Meer dan een monument
Promotie: | M.H. (Marieke) Dwarswaard, MA |
Wanneer: | 26 juni 2025 |
Aanvang: | 16:15 |
Promotor: | prof. dr. C.W. (Mineke) Bosch |
Copromotor: | dr. L.K. (Leonieke) Vermeer |
Waar: | Academiegebouw RUG |
Faculteit: | Letteren |

Groningse ondernemersfamilie Scholten creëerde bewust een eigen identiteit
Boegbeelden van de Groningse industrialisering en vooruitgang waren ze: de familie Scholten. Vader Willem Albert was de eerste landbouwindustrieel en multinational van Nederland. Hij stichtte diverse aardappelmeel- en strokartonfabrieken in binnen- en buitenland. Zoon Jan Evert was een waardig opvolger, die onder meer zorgde voor de toeristische ontwikkeling van het Paterswoldsemeer en het Stadspark liet aanleggen. Beiden hebben vele sporen nagelaten in Stad en Ommeland. Marieke Dwarswaard concludeert op basis van haar promotieonderzoek dat deze Groningse ondernemersfamilie zijn identiteit vormgaf als leden van de nieuwe elite. Daarbij creëerden de Scholtens een familieverhaal waarin filantropie een grote rol speelde, evenals het idee dat ze uit een lagere klasse afkomstig waren.

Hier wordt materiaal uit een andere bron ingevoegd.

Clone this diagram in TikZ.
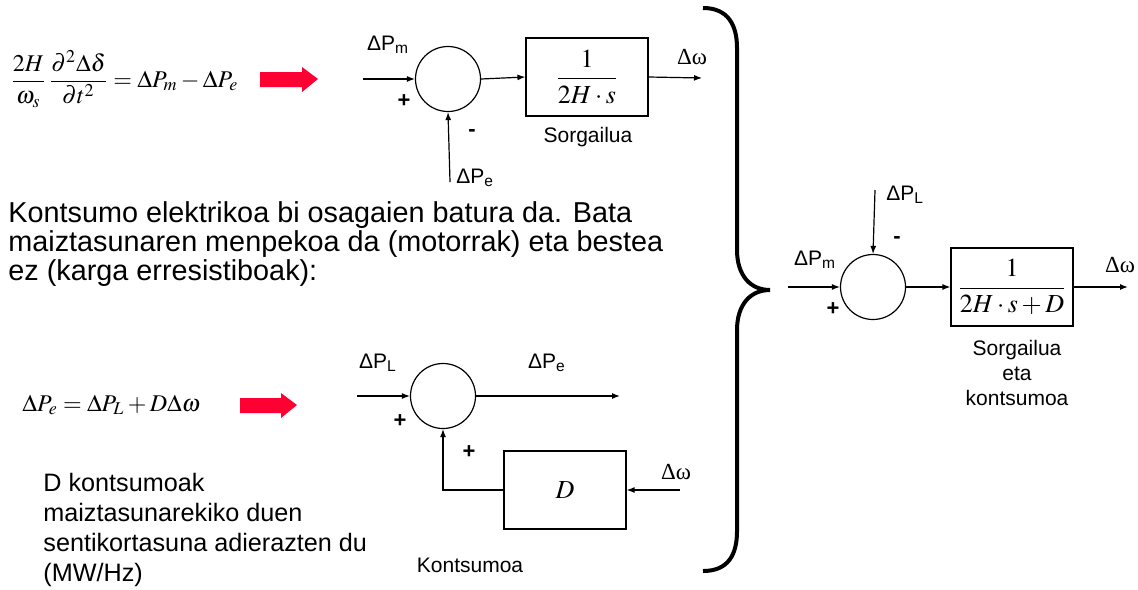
\documentclass[tikz,border=0pt]{standalone}
\usepackage{amsmath}
\usepackage{mathptmx}
\usepackage[no-math]{fontspec}
\setmainfont{Liberation Sans}
\newfontfamily\serif{Liberation Serif}
\usetikzlibrary{arrows.meta}

\definecolor{arrowred}{RGB}{255,0,51}
\newcommand{\dP}[1]{ΔP\textsubscript{#1}}
\newcommand{\dw}{{\serif\fontsize{11.5}{13}\selectfont Δω}}

\tikzset{
  sumnode/.style={draw, circle, minimum size=32.5pt, inner sep=0pt, line width=0.6pt},
  blockbox/.style={draw, minimum width=61pt, minimum height=39pt, inner sep=0pt, line width=0.6pt},
  sig/.style={-{Latex[length=4pt,width=3pt]}, line width=0.6pt},
  lbl/.style={font=\fontsize{10.5}{12}\selectfont, inner sep=0pt},
  sgn/.style={font=\fontsize{11}{12}\selectfont\bfseries, inner sep=0pt},
  eqn/.style={font=\fontsize{12}{14}\selectfont, inner sep=0pt, anchor=west},
  brace/.style={line width=2pt},
}

\begin{document}
\begin{tikzpicture}[x=0.5pt, y=-0.5pt]
  \useasboundingbox (0,0) rectangle (1138,589);

  % swing equation
  \node[eqn] (eqswing) at (10,79) {$\dfrac{2H}{\omega_s}\,\dfrac{\partial^2\Delta\delta}{\partial t^2}=\Delta P_m-\Delta P_e$};
  \fill[arrowred] (260,72) -- (302,72) -- (302,67) -- (318,79) -- (302,92) -- (302,87) -- (260,87) -- cycle;

  % generator block
  \node[sumnode] (sumgen) at (448,79) {};
  \node[blockbox] (gen) at (587,77) {\fontsize{13}{15}\selectfont$\dfrac{1}{2H\cdot s}$};
  \coordinate (pmin) at (363,79);
  \coordinate (pein) at (450,182);
  \coordinate (wout) at (702,78);
  \draw[sig] (pmin) -- (sumgen.west);
  \draw[sig] (pein) -- (sumgen.south);
  \draw[sig] (sumgen.east) -- (gen.west);
  \draw[sig] (gen.east) -- (wout);
  \node[lbl] (lpm) at (388,45) {\dP{m}};
  \node[sgn] at (404,101) {+};
  \node[sgn] at (472,133) {-};
  \node[lbl, anchor=west] (lpe) at (456,178) {\dP{e}};
  \node[lbl] (lw) at (692,57) {\dw};
  \node[lbl] (lgen) at (588,137) {Sorgailua};

  % explanation
  \node[anchor=west, align=left, inner sep=0pt, font=\fontsize{14.4}{14.6}\selectfont] (txtload) at (8,244)
    {Kontsumo elektrikoa bi osagaien batura da. Bata\\maiztasunaren menpekoa da (motorrak) eta bestea\\ez (karga erresistiboak):};

  % load equation
  \node[eqn] (eqload) at (22,405) {$\Delta P_e=\Delta P_L+D\Delta\omega$};
  \fill[arrowred] (240,398) -- (281,398) -- (281,393) -- (297,405) -- (281,418) -- (281,413) -- (240,413) -- cycle;

  % load block
  \node[sumnode] (sumload) at (443,396) {};
  \node[blockbox] (load) at (565,490) {\fontsize{13}{15}\selectfont$D$};
  \coordinate (plin) at (357,396);
  \coordinate (peout) at (620,396);
  \coordinate (win) at (680,490);
  \draw[sig] (plin) -- (sumload.west);
  \draw[sig] (sumload.east) -- (peout);
  \draw[sig] (win) -- (load.east);
  \draw[sig] (load.west) -| (sumload.south);
  \node[lbl] (lpl) at (378,363) {\dP{L}};
  \node[lbl] (lpe2) at (547,363) {\dP{e}};
  \node[sgn] at (400,421) {+};
  \node[sgn] at (469,452) {+};
  \node[lbl] (lw2) at (676,472) {\dw};
  \node[lbl] (lload) at (470,565) {Kontsumoa};

  \node[anchor=west, align=left, inner sep=0pt, font=\fontsize{12.6}{15}\selectfont] (txtD) at (43,530)
    {D kontsumoak\\maiztasunarekiko duen\\sentikortasuna adierazten du\\(MW/Hz)};

  % brace
  \draw[brace] (703,8) .. controls (728,8) and (737,25) .. (737,48) -- (737,250)
    .. controls (737,275) and (750,290) .. (770,290)
    .. controls (750,290) and (737,305) .. (737,330) -- (737,531)
    .. controls (737,555) and (728,571) .. (703,571);

  % combined block
  \node[sumnode] (sumall) at (873,287) {};
  \node[blockbox] (genload) at (1012,287) {\fontsize{13}{15}\selectfont$\dfrac{1}{2H\cdot s+D}$};
  \coordinate (pmin2) at (788,287);
  \coordinate (plin2) at (875,190);
  \coordinate (wout2) at (1128,287);
  \draw[sig] (pmin2) -- (sumall.west);
  \draw[sig] (plin2) -- (sumall.north);
  \draw[sig] (sumall.east) -- (genload.west);
  \draw[sig] (genload.east) -- (wout2);
  \node[lbl] (lpm2) at (815,260) {\dP{m}};
  \node[lbl, anchor=west] (lpl2) at (886,195) {\dP{L}};
  \node[sgn] at (897,240) {-};
  \node[sgn] at (833,309) {+};
  \node[lbl] (lw3) at (1120,265) {\dw};
  \node[lbl, align=center, font=\fontsize{10.5}{12.5}\selectfont] (lgenload) at (1017,373) {Sorgailua\\eta\\kontsumoa};
\end{tikzpicture}
\end{document}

Dwarswaard schreef voor haar promotie een biografie van de Groningse familie Scholten. Het proefschrift omvat de periode 1820-1960 en drie generaties Scholtens. Dwarswaard heeft met haar proefschrift de geschiedschrijving over de Scholtens uitgebreid door een culturele in plaats van een economische benadering te hanteren, en door de familie als geheel te beschouwen. Daarnaast vult haar proefschrift het bekende verhaal over Willem Albert en Jan Evert - de Grote Mannen - aan met informatie over hun partners en kinderen.
De centrale vraag van het proefschrift is hoe de verschillende leden van de familie Scholten hun identiteit vormgaven, en in het verlengde daarvan, of er zoiets bestond als een familie-identiteit. De hoofdvraag wordt ondersteund door verschillende deelvragen, waarin Dwarswaard ingaat op de rol van vrouwen binnen het familiebedrijf, de (a)symmetrie in de verschillende kapitaalvormen van de familieleden, dynastieke drang en filantropie. Hierbij is het concept (autobiographical) performance een belangrijke tool. Performances zijn te vinden in egodocumenten, artefacten, visuele bronnen, acties en tot slot het familiearchief als geheel. Dit familiearchief verdoezelt de rol van de vrouw in de familie, zowel door de manier waarop de inventaris is ingedeeld, als door wat erin is opgenomen. Het antwoord op de hoofdvraag van het proefschrift is dat de Scholtens hun identiteit als leden van de nieuwe elite probeerden vorm te geven. Daarbij creëerden ze een familieverhaal waarin filantropie een grote rol speelde, evenals het idee dat ze uit een lagere klasse afkomstig waren.